# Our new home (Ongoing Project)



## cbzdel (May 11, 2010)

I wanted to start a thread to about my new home. I am 25 years old, recently married and just got the keys to my first home last month.

Its a small but not to small rambler build in the 1940's. It was recently remolded to expand the kitchen and add a 3rd bedroom (master suite). While being remolded the electrical we completely redone as well. 

For the first 2 weeks we spent all of our spare time painting the interior and we got about 75% complete. We still have all the trim left and the walls of 1 spare bedroom.

We then installed new lighting fixtures in all locations. The majority of the house is light by recessed lighting (37 cans to be exact) and there were (4) lighting fixtures that we changed out. And I added a ceiling fan to the master bedroom.

Then it started to fall apart, the house was inspected and everything worked great during the inspection but when I bought it, the demons came out  ok its not that bad but it just hit was hard to spend so much after we were told everything is working good.

#1 - The water heater went out, I tried to fix it but it did not work out at all and I just made a huge mess, so I just bought a new hot water heater and installed it. While installing it I decided to also install new valves and water lines as my water tank is not very easy to get to. The install was very straight forward.

#2 - The dryer went dead, I searched the web high and low to try and figure out what was wrong with it but could not figure it out. We had a stacked Kenmore unit which according to its build date it was only 5 years old. My wife HATED this stacked unit and wanted something bigger, so we decided to purchase something new. There was a Samsung set on sale for $800 at Lowes which caught our eye so we bought it along with the stacking kit so it could fit into our closet. The best part was that our utility company was offering $100 rebate on energy star washers and so is the state of Washington.
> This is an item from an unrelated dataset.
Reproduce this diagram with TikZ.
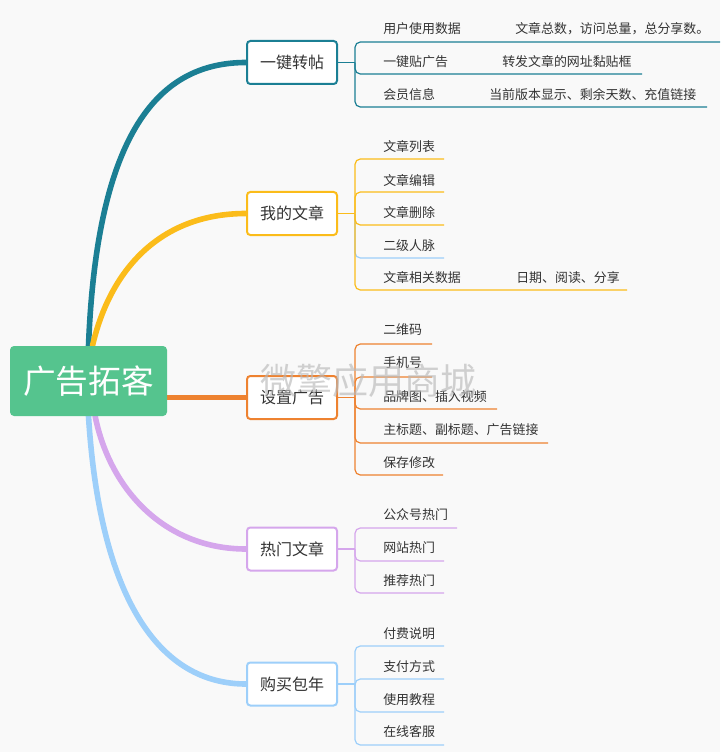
\documentclass[tikz,border=0pt]{standalone}
\usepackage{fontspec}
\setmainfont{Noto Sans CJK SC}
\usetikzlibrary{backgrounds}

\definecolor{rootgreen}{HTML}{55C48E}
\definecolor{teal1}{HTML}{1B7F94}
\definecolor{amber1}{HTML}{FBBC1A}
\definecolor{orange1}{HTML}{EE8230}
\definecolor{purple1}{HTML}{D5A6EC}
\definecolor{blue1}{HTML}{9DCFFA}
\definecolor{textgray}{HTML}{333333}
\definecolor{bggray}{HTML}{F9F9F9}

\begin{document}
\begin{tikzpicture}[x=0.75pt,y=-0.75pt,
  branch/.style={draw,line width=1.5pt,fill=white,rounded corners=2.5pt,minimum width=67.5pt,minimum height=32.25pt,text=textgray,font=\fontsize{12}{14}\selectfont},
  leaf/.style={anchor=west,inner sep=0pt,text=textgray,font=\fontsize{9.7}{12}\selectfont},
  limb/.style={line width=4.2pt,line cap=round},
  twig/.style={line width=0.9pt,rounded corners=4pt}]

\useasboundingbox (0,0) rectangle (720,752);

\node (root) at (88.5,381) [fill=rootgreen,rounded corners=3pt,minimum width=117.75pt,minimum height=52.5pt,text=white,font=\fontsize{24.5}{28}\selectfont] {广告拓客};

\node (b1) at (292,62.5) [branch,draw=teal1] {一键转帖};
\node (b2) at (292,213.5) [branch,draw=amber1] {我的文章};
\node (b3) at (292,397.5) [branch,draw=orange1] {设置广告};
\node (b4) at (292,549) [branch,draw=purple1] {热门文章};
\node (b5) at (292,684) [branch,draw=blue1] {购买包年};

% bracket points
\coordinate (k1) at (355,62.5);
\coordinate (k2) at (355,213.5);
\coordinate (k3) at (355,397.5);
\coordinate (k4) at (355,549);
\coordinate (k5) at (355,684);

% main limbs
\begin{pgfonlayer}{background}
\fill [bggray] (0,0) rectangle (720,752);
\draw [limb,teal1] (root.north) .. controls (97,130) and (160,62.5) .. (b1.west);
\draw [limb,amber1] ([xshift=3pt]root.north) .. controls (110,270) and (160,213.5) .. (b2.west);
\draw [limb,orange1] (root.east |- b3) -- (b3.west);
\draw [limb,purple1] ([xshift=5pt]root.south) .. controls (110,490) and (165,549) .. (b4.west);
\draw [limb,blue1] (root.south) .. controls (100,600) and (160,684) .. (b5.west);
\end{pgfonlayer}

% 一键转帖
\node (c11) at (383,29) [leaf] {用户使用数据};
\node (d11) at (515,29) [leaf] {文章总数，访问总量，总分享数。};
\node (c12) at (383,62) [leaf] {一键贴广告};
\node (d12) at (502,62) [leaf] {转发文章的网址黏贴框};
\node (c13) at (383,95) [leaf] {会员信息};
\node (d13) at (489,95) [leaf] {当前版本显示、剩余天数、充值链接};
\coordinate (u11) at (720,42);
\coordinate (u12) at (642,74);
\coordinate (u13) at (707,107);
\draw [twig,teal1] (b1.east) -- (k1);
\draw [twig,teal1] (k1) |- (u11);
\draw [twig,teal1] (k1) |- (u12);
\draw [twig,teal1] (k1) |- (u13);

% 我的文章
\node (c21) at (383,147) [leaf] {文章列表};
\node (c22) at (383,180) [leaf] {文章编辑};
\node (c23) at (383,213) [leaf] {文章删除};
\node (c24) at (383,246) [leaf] {二级人脉};
\node (c25) at (383,278) [leaf] {文章相关数据};
\node (d25) at (516,278) [leaf] {日期、阅读、分享};
\coordinate (u21) at (444,159);
\coordinate (u22) at (444,192);
\coordinate (u23) at (444,225);
\coordinate (u24) at (444,258);
\coordinate (u25) at (627,290);
\draw [twig,amber1] (b2.east) -- (k2);
\draw [twig,blue1] (k2) |- (u24);
\draw [twig,amber1] (k2) |- (u21);
\draw [twig,amber1] (k2) |- (u22);
\draw [twig,amber1] (k2) |- (u23);
\draw [twig,amber1] (k2) |- (u25);

% 设置广告
\node (c31) at (383,330) [leaf] {二维码};
\node (c32) at (383,363) [leaf] {手机号};
\node (c33) at (383,397) [leaf] {品牌图、插入视频};
\node (c34) at (383,430) [leaf] {主标题、副标题、广告链接};
\node (c35) at (383,463) [leaf] {保存修改};
\coordinate (u31) at (432,344);
\coordinate (u32) at (432,377);
\coordinate (u33) at (497,409);
\coordinate (u34) at (548,443);
\coordinate (u35) at (443,475);
\draw [twig,orange1] (b3.east) -- (k3);
\draw [twig,orange1] (k3) |- (u31);
\draw [twig,orange1] (k3) |- (u32);
\draw [twig,orange1] (k3) |- (u33);
\draw [twig,orange1] (k3) |- (u34);
\draw [twig,orange1] (k3) |- (u35);

% 热门文章
\node (c41) at (383,515) [leaf] {公众号热门};
\node (c42) at (383,548) [leaf] {网站热门};
\node (c43) at (383,581) [leaf] {推荐热门};
\coordinate (u41) at (457,528);
\coordinate (u42) at (444,561);
\coordinate (u43) at (444,593);
\draw [twig,purple1] (b4.east) -- (k4);
\draw [twig,purple1] (k4) |- (u41);
\draw [twig,purple1] (k4) |- (u42);
\draw [twig,purple1] (k4) |- (u43);

% 购买包年
\node (c51) at (383,634) [leaf] {付费说明};
\node (c52) at (383,667) [leaf] {支付方式};
\node (c53) at (383,700) [leaf] {使用教程};
\node (c54) at (383,732) [leaf] {在线客服};
\coordinate (u51) at (444,646);
\coordinate (u52) at (444,679);
\coordinate (u53) at (444,712);
\coordinate (u54) at (444,745);
\draw [twig,blue1] (b5.east) -- (k5);
\draw [twig,blue1] (k5) |- (u51);
\draw [twig,blue1] (k5) |- (u52);
\draw [twig,blue1] (k5) |- (u53);
\draw [twig,blue1] (k5) |- (u54);

\node (wm) at (368,381) [text=gray!55,opacity=0.65,font=\fontsize{27}{30}\selectfont] {微擎应用商城};

\end{tikzpicture}
\end{document}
So not it cost up $600 for the set. But wait there is more. I posted my broken stacked Kenmore washer/dryer on craigslist and advertised $150. Just threw that number out to see what happened, it was out of my house a day later and now it cost me only $450 for a brand new Samsung washer & dryer

Next on the list:
-install new front door, its an energy star so I get a tax credit

-built closets in 2nd and 3rd bedrooms, right now there is just a 30"x48" opening there, trying to decide on a bi-fold vs sliding doors and what size doors we want. the opening goes right to the edge of the room so if we keep it 48" wide we wont be able to put any trim around the opening. 

-inspect skylight, I just found a small dime size brown stain on my ceiling right next to the skylight opening, its only been raining for weeks now. Hoping it stain from the mustard bottle exploding but you never know. I shook the mustard and the last person who used it never closed the lid, so I made quite a mess hah! 

-inspect the dryer vent, our dryer vent, vents out the roof and it looks like water made it way into pipe somehow, it was quite a rain storm when I noticed it, but maybe I need a different shaped vent?

-sheet rock workshop, and resurface the floor so I can epoxy coat it.

I am sure there is much more but I will try to get some pics up and such of things that I have accomplished and will be accomplishing.


----------



## shumakerscott (Jan 11, 2008)

*Pictures*

Pictures? They do tell alot more than your description. A long read is difficult to follow without references. Show us what you have been up to. dorf dude...


----------



## cocobolo (Dec 16, 2008)

I second that...pix...pix...pix!!! Thanks.


----------